🤖 AI Summary
Existing intrinsic bias benchmarks—such as SEAT and CAP—exhibit inconsistent measurement outcomes due to their implicit conflation of distinct sociopsychological dimensions of gender stereotyping (e.g., role assignment, trait attribution, competence expectations), rather than quantifying a unitary bias construct.
Method: We propose a theory-guided data distribution alignment framework grounded in social psychology, enabling cross-benchmark calibration to ensure comparability and interpretability of intrinsic bias measurements.
Contribution/Results: Evaluated on two major intrinsic benchmarks, our method significantly improves measurement consistency and explanatory power. It provides the first systematic empirical validation that intrinsic bias assessment is inherently multidimensional.

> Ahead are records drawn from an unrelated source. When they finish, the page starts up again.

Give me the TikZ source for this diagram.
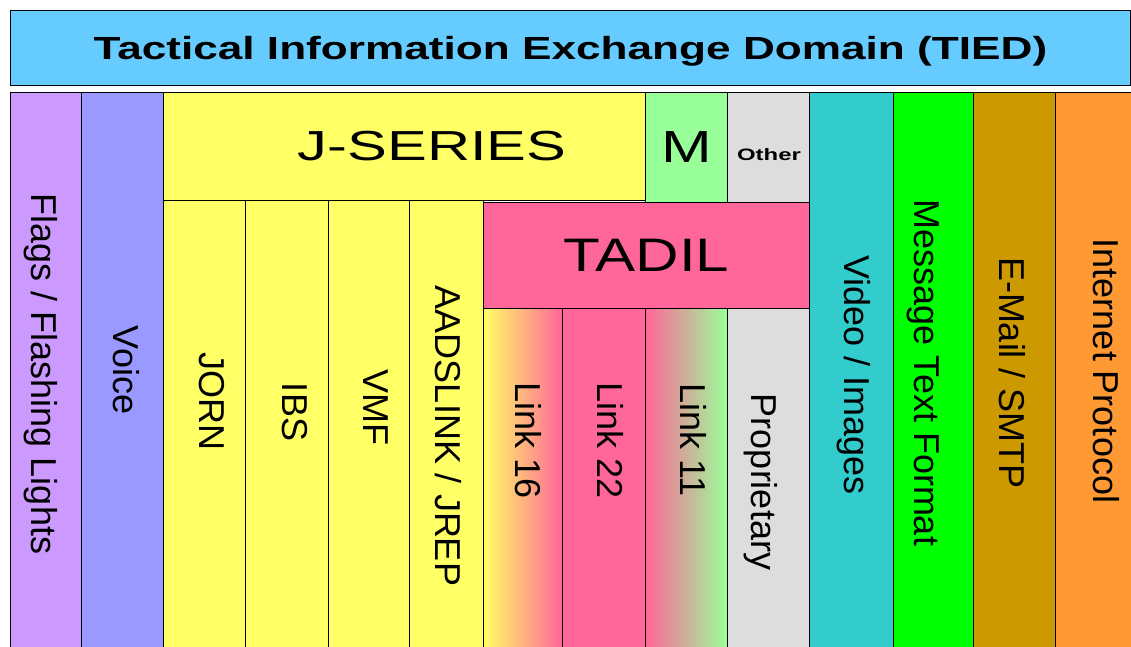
\documentclass[tikz,border=0pt]{standalone}
\usepackage{fontspec}
\setmainfont{Liberation Sans}
\usepackage{graphicx}
\usepackage{tikz}

\definecolor{tiedblue}{HTML}{66CCFF}
\definecolor{flagpurple}{HTML}{CC99FF}
\definecolor{voiceblue}{HTML}{9999FF}
\definecolor{jyellow}{HTML}{FFFF66}
\definecolor{mgreen}{HTML}{99FF99}
\definecolor{othergray}{HTML}{DDDDDD}
\definecolor{tadilpink}{HTML}{FF6699}
\definecolor{videocyan}{HTML}{33CCCC}
\definecolor{mtfgreen}{HTML}{00FF00}
\definecolor{mailochre}{HTML}{CC9900}
\definecolor{iporange}{HTML}{FF9933}

\newcommand{\widetext}[2]{\scalebox{#1}[1]{#2}}

\begin{document}
\begin{tikzpicture}[x=1pt,y=-1pt,
    cell/.style={draw=black,line width=0.8pt,inner sep=0pt,anchor=north west},
    vlab/.style={rotate=-90,inner sep=0pt,text height=27pt,text depth=7.5pt,
      font=\fontsize{36}{40}\selectfont},
    hlab/.style={inner sep=0pt}]
    \useasboundingbox (0,0) rectangle (1131,646);
    \fill[white] (0,0) rectangle (1131,646);
    \clip (0,0) rectangle (1131,646);

    \node[cell,fill=tiedblue,minimum width=1120pt,minimum height=75pt,text depth=0pt,
      font=\bfseries\fontsize{32}{36}\selectfont] (tied) at (10,10)
      {\widetext{1.38}{Tactical Information Exchange Domain (TIED)}};

    \node[cell,fill=flagpurple,minimum width=71pt,minimum height=570pt] (flags) at (10,92) {};
    \node[cell,fill=voiceblue,minimum width=82pt,minimum height=570pt] (voice) at (81,92) {};
    \node[cell,fill=jyellow,minimum width=482pt,minimum height=108pt] (jseries) at (163,92) {};
    \node[cell,fill=mgreen,minimum width=82pt,minimum height=110pt,
      font=\fontsize{45}{50}\selectfont] (mser) at (645,92) {\widetext{1.35}{M}};
    \node[cell,fill=othergray,minimum width=82pt,minimum height=110pt] (other) at (727,92) {};
    \node[cell,fill=jyellow,minimum width=82pt,minimum height=460pt] (jorn) at (163,200) {};
    \node[cell,fill=jyellow,minimum width=83pt,minimum height=460pt] (ibs) at (245,200) {};
    \node[cell,fill=jyellow,minimum width=81pt,minimum height=460pt] (vmf) at (328,200) {};
    \node[cell,fill=jyellow,minimum width=74pt,minimum height=460pt] (aads) at (409,200) {};
    \node[cell,fill=tadilpink,minimum width=326pt,minimum height=106pt,
      font=\fontsize{47}{52}\selectfont] (tadil) at (483,202) {\widetext{1.28}{TADIL}};
    \node[cell,left color=jyellow,right color=tadilpink,minimum width=79pt,minimum height=352pt] (link16) at (483,308) {};
    \node[cell,fill=tadilpink,minimum width=83pt,minimum height=352pt] (link22) at (562,308) {};
    \node[cell,left color=tadilpink,right color=mgreen,minimum width=82pt,minimum height=352pt] (link11) at (645,308) {};
    \node[cell,fill=othergray,minimum width=82pt,minimum height=352pt] (prop) at (727,308) {};
    \node[cell,fill=videocyan,minimum width=84pt,minimum height=570pt] (video) at (809,92) {};
    \node[cell,fill=mtfgreen,minimum width=80pt,minimum height=570pt] (mtf) at (893,92) {};
    \node[cell,fill=mailochre,minimum width=82pt,minimum height=570pt] (email) at (973,92) {};
    \node[cell,fill=iporange,minimum width=90pt,minimum height=570pt] (inet) at (1055,92) {};

    \node[hlab,font=\fontsize{42}{46}\selectfont] (jseries-lab) at (432,146)
      {\widetext{1.42}{J-SERIES}};
    \node[hlab,font=\bfseries\fontsize{16.5}{19}\selectfont] (other-lab) at (769,155)
      {\widetext{1.45}{Other}};

    \node[vlab] (flags-lab) at (41,374) {Flags / Flashing Lights};
    \node[vlab] (voice-lab) at (123,370) {Voice};
    \node[vlab] (jorn-lab) at (209,401) {JORN};
    \node[vlab] (ibs-lab) at (292,412) {IBS};
    \node[vlab] (vmf-lab) at (373,407) {VMF};
    \node[vlab] (aads-lab) at (445,436) {AADSLINK / JREP};
    \node[vlab] (link16-lab) at (525,441) {Link 16};
    \node[vlab] (link22-lab) at (607,441) {Link 22};
    \node[vlab] (link11-lab) at (690,440) {Link 11};
    \node[vlab] (prop-lab) at (761,482) {Proprietary};
    \node[vlab] (video-lab) at (854,375) {Video / Images};
    \node[vlab] (mtf-lab) at (924,373) {Message Text Format};
    \node[vlab] (email-lab) at (1009,373) {E-Mail / SMTP};
    \node[vlab] (inet-lab) at (1103,371) {Internet Protocol};
\end{tikzpicture}
\end{document}
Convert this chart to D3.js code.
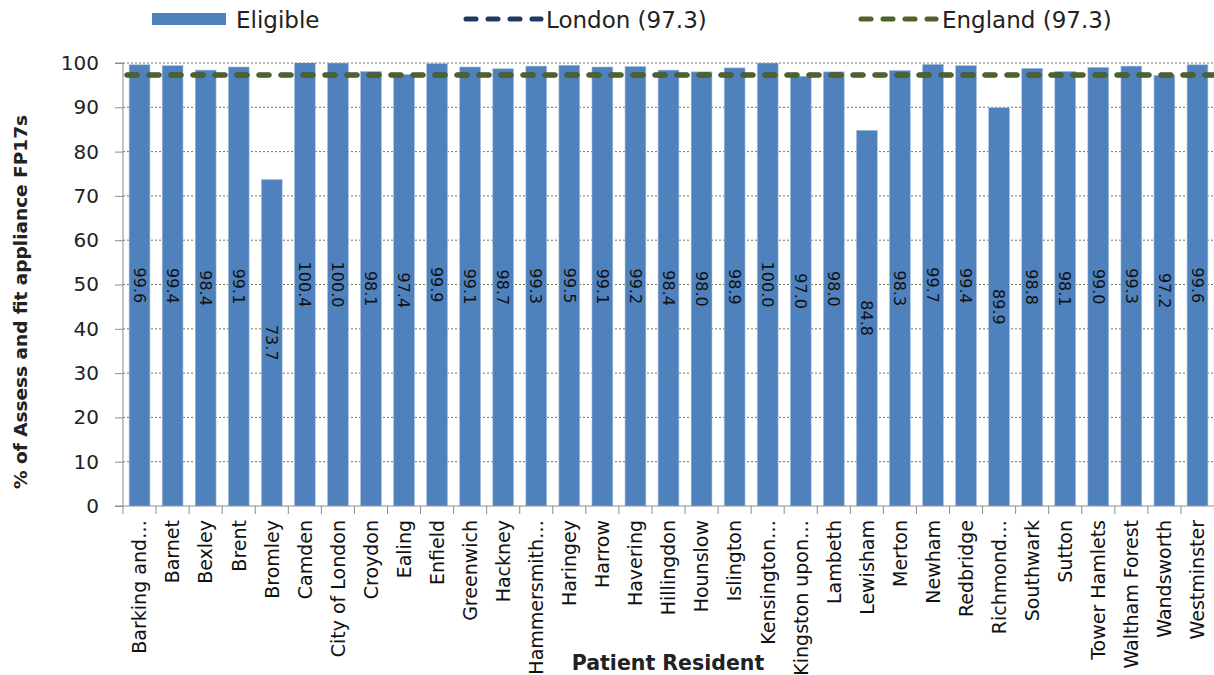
<!DOCTYPE html>
<html>
<head>
<meta charset="utf-8">
<script src="https://cdn.jsdelivr.net/npm/d3@7"></script>
<style>
  html, body { margin: 0; padding: 0; background: #fff; }
  svg { display: block; font-family: "DejaVu Sans", sans-serif; }
</style>
</head>
<body>
<svg id="chart" width="1214" height="675"></svg>
<script>
// Boroughs of patient residence (long names shortened as on the axis)
const boroughs = [
  "Barking and…", "Barnet", "Bexley", "Brent", "Bromley", "Camden", "City of London",
  "Croydon", "Ealing", "Enfield", "Greenwich", "Hackney", "Hammersmith…", "Haringey",
  "Harrow", "Havering", "Hillingdon", "Hounslow", "Islington", "Kensington…",
  "Kingston upon…", "Lambeth", "Lewisham", "Merton", "Newham", "Redbridge",
  "Richmond…", "Southwark", "Sutton", "Tower Hamlets", "Waltham Forest",
  "Wandsworth", "Westminster"
];

// % of Assess and fit appliance FP17s that were eligible
const eligible = [
  99.6, 99.4, 98.4, 99.1, 73.7, 100.4, 100.0, 98.1, 97.4, 99.9, 99.1, 98.7, 99.3,
  99.5, 99.1, 99.2, 98.4, 98.0, 98.9, 100.0, 97.0, 98.0, 84.8, 98.3, 99.7, 99.4,
  89.9, 98.8, 98.1, 99.0, 99.3, 97.2, 99.6
];

// Reference averages
const londonAvg = 97.3;
const englandAvg = 97.3;

const yTicks = [0, 10, 20, 30, 40, 50, 60, 70, 80, 90, 100];

const svg = d3.select("#chart");
const margin = { left: 123, right: 0, top: 63, bottom: 169 };
const W = 1214, H = 675;
const innerW = W - margin.left - margin.right;
const innerH = H - margin.top - margin.bottom;

const x = d3.scaleBand().domain(boroughs).range([0, innerW]).paddingInner(0.37).paddingOuter(0.185);
const y = d3.scaleLinear().domain([0, 100]).range([innerH, 0]);

const g = svg.append("g").attr("transform", `translate(${margin.left},${margin.top})`);

svg.append("defs").append("clipPath").attr("id", "plot-clip")
  .append("rect").attr("x", 0).attr("y", 0).attr("width", innerW).attr("height", innerH);

// dotted gridlines
g.append("g").selectAll("line").data(yTicks.filter(d => d > 0)).join("line")
  .attr("x1", 0).attr("x2", innerW)
  .attr("y1", d => y(d)).attr("y2", d => y(d))
  .attr("stroke", "#6f7a45").attr("stroke-width", 1).attr("stroke-dasharray", "2,2");

// bars (values above 100 are clipped at the top of the plot)
const plot = g.append("g").attr("clip-path", "url(#plot-clip)");
plot.selectAll("rect").data(eligible).join("rect")
  .attr("x", (d, i) => x(boroughs[i]))
  .attr("width", x.bandwidth())
  .attr("y", d => y(d))
  .attr("height", d => innerH - y(d))
  .attr("fill", "#4f81bd")
  .attr("stroke", "#a9c1de").attr("stroke-width", 0.6);

// average lines
const avgLine = (v, colour) => g.append("line")
  .attr("x1", 0).attr("x2", innerW).attr("y1", y(v)).attr("y2", y(v))
  .attr("stroke", colour).attr("stroke-width", 5).attr("stroke-dasharray", "10,12")
  .attr("stroke-linecap", "round").attr("stroke-dashoffset", -4);
avgLine(londonAvg, "#1f3864");
avgLine(englandAvg, "#4f6228");

// value labels, rotated, centred in each bar
g.append("g").selectAll("text").data(eligible).join("text")
  .attr("transform", (d, i) => `translate(${x(boroughs[i]) + x.bandwidth() / 2},${y(Math.min(d, 100) / 2)}) rotate(90)`)
  .attr("text-anchor", "middle").attr("dy", "0.36em")
  .attr("font-size", 16).attr("fill", "#111")
  .text(d => d.toFixed(1));

// y axis
const yAxis = g.append("g").call(
  d3.axisLeft(y).tickValues(yTicks).tickSize(8).tickPadding(16).tickFormat(d3.format("d"))
);
yAxis.select(".domain").attr("stroke", "#8c8c8c").attr("d", `M-8,${innerH}H0V0H-8`);
yAxis.selectAll(".tick line").attr("stroke", "#8c8c8c");
yAxis.selectAll(".tick text").attr("font-size", 20).attr("fill", "#222")
  .attr("font-family", "'DejaVu Sans', sans-serif");

// x axis baseline and boundary ticks
const xg = g.append("g").attr("transform", `translate(0,${innerH})`);
xg.append("line").attr("x1", 0).attr("x2", innerW).attr("stroke", "#8c8c8c");
const gap = (x.step() - x.bandwidth()) / 2;
xg.selectAll("line.tk").data(boroughs).join("line").attr("class", "tk")
  .attr("x1", d => x(d) - gap).attr("x2", d => x(d) - gap)
  .attr("y1", 0).attr("y2", 8).attr("stroke", "#8c8c8c");

// category labels
xg.selectAll("text").data(boroughs).join("text")
  .attr("transform", d => `translate(${x(d) + x.bandwidth() / 2},14) rotate(-90)`)
  .attr("text-anchor", "end").attr("dy", "0.36em")
  .attr("font-size", 19).attr("fill", "#111")
  .text(d => d);

// axis titles
svg.append("text")
  .attr("transform", `translate(668,670)`)
  .attr("text-anchor", "middle").attr("font-size", 20.5).attr("font-weight", "bold").attr("fill", "#222")
  .text("Patient Resident");
svg.append("text")
  .attr("transform", `translate(27,302) rotate(-90)`)
  .attr("text-anchor", "middle").attr("font-size", 18.5).attr("font-weight", "bold").attr("fill", "#222")
  .text("% of Assess and fit appliance FP17s");

// legend
const legend = svg.append("g").attr("font-size", 23).attr("fill", "#222");
legend.append("rect").attr("x", 152).attr("y", 13).attr("width", 74).attr("height", 12).attr("fill", "#4f81bd");
legend.append("text").attr("x", 236).attr("y", 28).text("Eligible");
legend.append("line").attr("x1", 466).attr("x2", 541).attr("y1", 19).attr("y2", 19)
  .attr("stroke", "#1f3864").attr("stroke-width", 5).attr("stroke-dasharray", "10,12")
  .attr("stroke-linecap", "round");
legend.append("text").attr("x", 546).attr("y", 28).text(`London (${londonAvg.toFixed(1)})`);
legend.append("line").attr("x1", 861).attr("x2", 936).attr("y1", 19).attr("y2", 19)
  .attr("stroke", "#4f6228").attr("stroke-width", 5).attr("stroke-dasharray", "10,12")
  .attr("stroke-linecap", "round");
legend.append("text").attr("x", 942).attr("y", 28).text(`England (${englandAvg.toFixed(1)})`);
</script>
</body>
</html>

Furthermore, it establishes a finer-grained, theoretically grounded framework for bias evaluation—advancing both methodological rigor and conceptual clarity in language model fairness research.
📝 Abstract
The multifaceted challenge of accurately measuring gender stereotypical bias in language models is akin to discerning different segments of a broader, unseen entity. This short paper primarily focuses on intrinsic bias mitigation and measurement strategies for language models, building on prior research that demonstrates a lack of correlation between intrinsic and extrinsic approaches. We delve deeper into intrinsic measurements, identifying inconsistencies and suggesting that these benchmarks may reflect different facets of gender stereotype. Our methodology involves analyzing data distributions across datasets and integrating gender stereotype components informed by social psychology. By adjusting the distribution of two datasets, we achieve a better alignment of outcomes. Our findings underscore the complexity of gender stereotyping in language models and point to new directions for developing more refined techniques to detect and reduce bias.